Back to Cold War-Style Training
Allvin and other leaders have repeatedly argued that the Air Force must return to large-scale exercises, similar to those conducted in the Cold War. Smaller drills, while valuable, don’t replicate the demands of a peer-level conflict where air superiority is contested and supply chains are under constant attack.
Last fall, Allvin previewed these exercises, saying that wing-level and major command (MAJCOM) units were already experimenting with bigger, more complex drills. This month’s Indo-Pacific stress test was the most expansive to date, designed to simulate a fight where China could deny or disrupt US dominance in the air, space, and cyber domains.
The Role of the Space Force
A major component of the training was the integration of the Space Force. In a future conflict, adversaries are expected to use satellites, sensors, and space-based technologies to target US forces.
The exercise tested how well American airmen could maintain secure communications, preserve command-and-control links, and continue launching sorties while under pressure from space-based surveillance and jamming. In this sense, the drills weren’t just about flying planes they were about fighting across every domain simultaneously.
Preparing for a China Scenario
Though officials avoided naming China directly, the focus on the Indo-Pacific makes the exercise’s intent clear. A potential conflict over Taiwan or in the South China Sea would place the US in a highly contested theater, where forward bases could be destroyed within hours of hostilities.

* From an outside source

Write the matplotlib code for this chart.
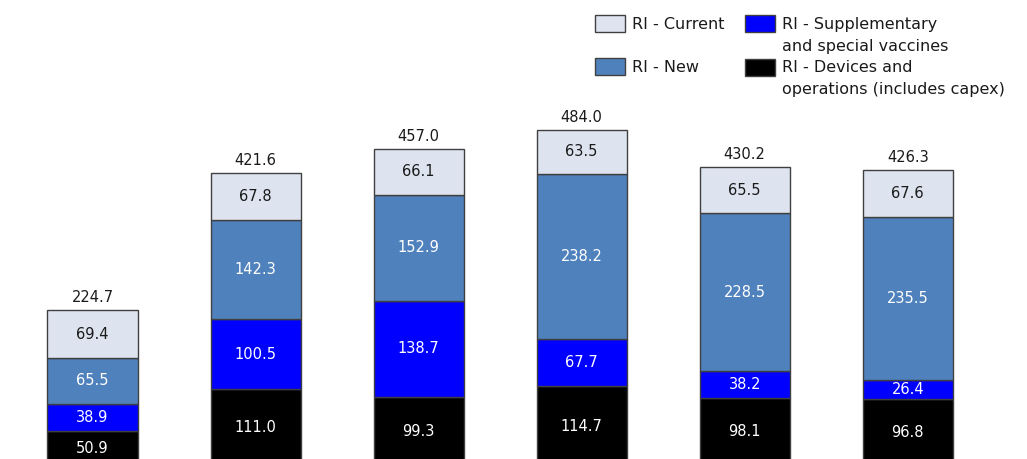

By practicing ACE, dispersing aircraft, integrating space operations, and stress-testing logistics, the Air Force is preparing for exactly that scenario.
The Bigger Picture
This exercise represents more than just training it’s part of a strategic pivot. For decades, US operations focused on counterinsurgency campaigns in the Middle East, where air superiority was uncontested. Now, the Air Force is rehearsing for a fight where every domain is contested, every base is a target, and every sortie requires resilience.
For Gen. Allvin, the lesson is clear: “The only way to be ready for the future fight is to test ourselves at scale today.”